Regardless of what development team Mayor Ken Welch selects to transform the Historic Gas Plant District and Tropicana Field site, those displaced from the area will have each other.
Local historian Gwendolyn Reese, president of the African American Heritage Association of St. Petersburg, is bringing together former residents of the Gas Plant and adjacent Laurel Park neighborhoods and their descendants. She held the first in an ongoing series of virtual meetings Thursday night for those affected by displacement.
Reese hopes to preserve stories from those that lived, loved, worked, played and died in the area before they become lost to time. A book she is writing will also document their shared history.
“I think it’s a worthwhile goal,” said Brenda Nelson. “Because we’re a family. We have branched away, and we’re doing our own thing, but people who were together during that period of time helped each other.”
After much consideration, Reese decided she could benefit the community by participating in the redevelopment process. She chose to lend her expertise and thoughts to the Tampa Bay Rays and Hines’ team, one of four that submitted proposals.
However, no redevelopment representatives participated in Thursday night’s intimate meeting.
“This is not linked directly to the development,” said Reese at the onset. “This is about bringing us together, like the reunion we did in December 2021.”
Reese plans to form a semiformal association – a proposal meeting participants unanimously supported – of people affected by the area’s first redevelopment.
In the 1980s, city officials began razing neighborhoods Reese previously referred to as sacred.
While the meeting did not directly involve the Tampa Bay Rays, former Gas Plant and Laurel Park residents and their descendants remain intrinsically intertwined with the city’s baseball team. According to Rosalie Peck and Jon Wilson’s book St. Petersburg’s Historic African American Neighborhoods, workers bulldozed 285 buildings, more than 30 businesses closed or moved, and city officials forced 500 households and nine churches to relocate.
Local leadership promised revitalization and jobs. Residents received Tropicana Field and its sprawling parking lots.
The Gas Plant and Laurel Park neighborhoods served as a sanctuary for Black residents through decades of segregation and Jim Crow laws. Reese noted that a University of South Florida St. Petersburg professor and various other stakeholders are trying to create a map and acquire pictures from that era, something she said is exponentially more difficult, due to the omnipresent racial inequality of the time.
She relayed that the St. Petersburg Times did not provide much coverage of the African American community in those days, relegating that news to its “Negro Pages.” Reese does have a list of businesses that once thrived in those neighborhoods, but said the group would “have to be very creative and innovative about how to get our message out and hopefully get people to share their pictures.”

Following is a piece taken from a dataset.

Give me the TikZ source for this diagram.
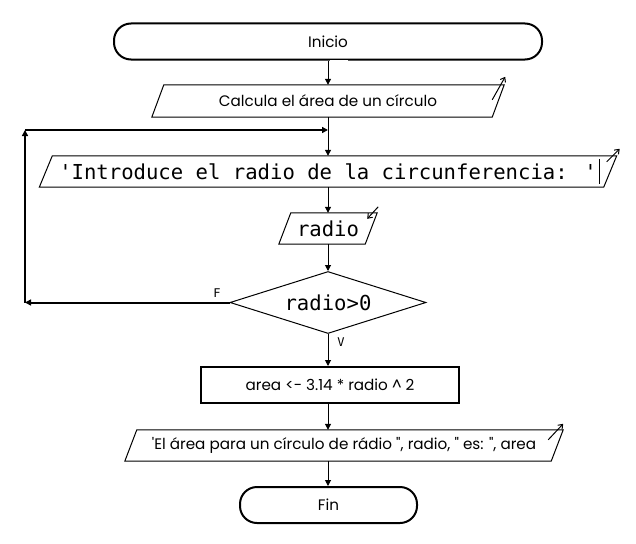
\documentclass[tikz,border=0pt]{standalone}
\usepackage{fontspec}
\usetikzlibrary{arrows.meta,shapes.geometric}
\newfontfamily\gothic[Ligatures=CommonOff]{Poppins}
\newfontfamily\mono{DejaVu Sans Mono}
\begin{document}
\begin{tikzpicture}[x=1pt,y=-1pt,
  >={Triangle[length=6pt,width=6pt]},
  base/.style={line width=1pt},
  gtext/.style={font=\gothic\fontsize{15.2}{17}\selectfont},
  mtext/.style={font=\mono\fontsize{20.6}{22}\selectfont},
  term/.style={draw, line width=2pt, rounded corners=17pt, minimum height=36pt, inner sep=0pt, gtext},
  iobox/.style={minimum height=31pt, inner sep=0pt},
  proc/.style={draw, line width=2pt, minimum height=36pt, inner sep=0pt, gtext},
  cond/.style={diamond, draw, line width=1pt, aspect=3.16, minimum width=196pt, minimum height=62pt, inner sep=0pt, mtext},
  loopline/.style={line width=2pt},
  ioarrow/.style={line width=1pt, -{Straight Barb[length=4pt,width=6pt]}},
  lbl/.style={font=\mono\fontsize{12}{14}\selectfont, inner sep=0pt}
]
\useasboundingbox (0,0) rectangle (636,543);

% nodes
\node[term, minimum width=428pt] (ini) at (328,41.5) {Inicio};
\node[iobox, minimum width=352pt, minimum height=32pt, gtext] (calc) at (328,101) {Calcula el área de un círculo};
\node[iobox, minimum width=577pt, mtext] (intro) at (328,171.5) {\textquotesingle Introduce el radio de la circunferencia: \textquotesingle};
\node[iobox, minimum width=98pt, mtext] (rad) at (328,228.5) {radio};
\node[cond] (cnd) at (328,302.5) {radio>0};
\node[lbl] (lf) at (217,293) {F};
\node[lbl] (lv) at (341,342) {V};
\node[proc, minimum width=258pt] (prc) at (330,385) {area <- 3.14 * radio \^{} 2};
\node[iobox, minimum width=438pt, gtext] (out) at (344,445.5) {\textquotesingle El área para un círculo de rádio ", radio, " es: ", area};
\node[term, minimum width=177pt] (fin) at (328.5,505) {Fin};

% parallelograms
\draw[base] ([shift={(12,0)}]calc.north west) -- (calc.north east) -- ([shift={(-12,0)}]calc.south east) -- (calc.south west) -- cycle;
\draw[base] ([shift={(13,0)}]intro.north west) -- (intro.north east) -- ([shift={(-13,0)}]intro.south east) -- (intro.south west) -- cycle;
\draw[base] ([shift={(12,0)}]rad.north west) -- (rad.north east) -- ([shift={(-12,0)}]rad.south east) -- (rad.south west) -- cycle;
\draw[base] ([shift={(12,0)}]out.north west) -- (out.north east) -- ([shift={(-12,0)}]out.south east) -- (out.south west) -- cycle;

% io marks
\draw[ioarrow] ([shift={(-12,15)}]calc.north east) -- ([shift={(1,-8)}]calc.north east);
\draw[ioarrow] ([shift={(-10,6)}]intro.north east) -- ([shift={(3,-7)}]intro.north east);
\draw[base] ([shift={(-17,3)}]intro.north east) -- ([shift={(-17,-3)}]intro.south east);
\draw[ioarrow] ([shift={(1,-6)}]rad.north east) -- ([shift={(-10,6)}]rad.north east);
\draw[ioarrow] ([shift={(-15,10)}]out.north east) -- ([shift={(0,-6)}]out.north east);

% gap in Inicio border
\draw[white, line width=2pt] ([shift={(2,0)}]ini.south) -- ([shift={(20,0)}]ini.south);

% loop
\coordinate (lp1) at (25,302.5);
\coordinate (lp2) at (25,130);
\coordinate (lp3) at (328,130);
\draw[loopline,->] (cnd.west) -- (lp1);
\draw[loopline,->] (lp1) -- (lp2);
\draw[loopline,->] (lp2) -- (lp3);

% main flow
\draw[base,->] (ini.south) -- (ini.south |- calc.north);
\draw[base,->] (calc.south) -- (calc.south |- intro.north);
\draw[base,->] (intro.south) -- (intro.south |- rad.north);
\draw[base,->] (rad.south) -- (rad.south |- cnd.north);
\draw[base,->] (cnd.south) -- (cnd.south |- prc.north);
\draw[base,->] (prc.south -| cnd.south) -- (cnd.south |- out.north);
\draw[base,->] (out.south -| cnd.south) -- (cnd.south |- fin.north);
\end{tikzpicture}
\end{document}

Reese noted the importance of preserving and sharing stories told through the eyes of people that lived those experiences. She also relayed how storytelling is an integral aspect of African culture.
Far removed from the glitz and glamour of a recent event at The Coliseum that showcased the four development teams vying to redevelop the 86-acre Tropicana Field site, its former inhabitants shared some of those stories.
Carlos Lovett was born and raised in the Gas Plant District and said his family was among the last to leave the area. He recalled seeing a lot of boarded-up homes and sand as a teenager and how “it was just dead – unlike when I was younger.”
Lovett said his family lived off 1st Ave. South. There is now a parking lot where his boyhood home once stood.
His dad was a roofer, his mom stayed home to care for the children, and Lovett and his siblings played football in an area now reserved for professional baseball. They swam in Booker Creek, his “auntie” lived next door, and Lovett said the area “was just what I knew.”
“We could see the train come – and they would bring circus animals – because the train tracks ran right in front of our house,” Lovett reminisced. “We couldn’t afford to go to the circus anyway, so we would just run down there and watch the trains and play under that bridge.”
Reese and Lovett are creating a Facebook page to help former residents and their descendants connect. Reese said she would also establish a dedicated email address for the group and compile a member roster with contact information. The virtual meetings will continue monthly.
Welch, who often refers to himself as “a child of the Gas Plant,” will announce his choice to lead the area’s latest redevelopment during his State of the City address Jan. 30.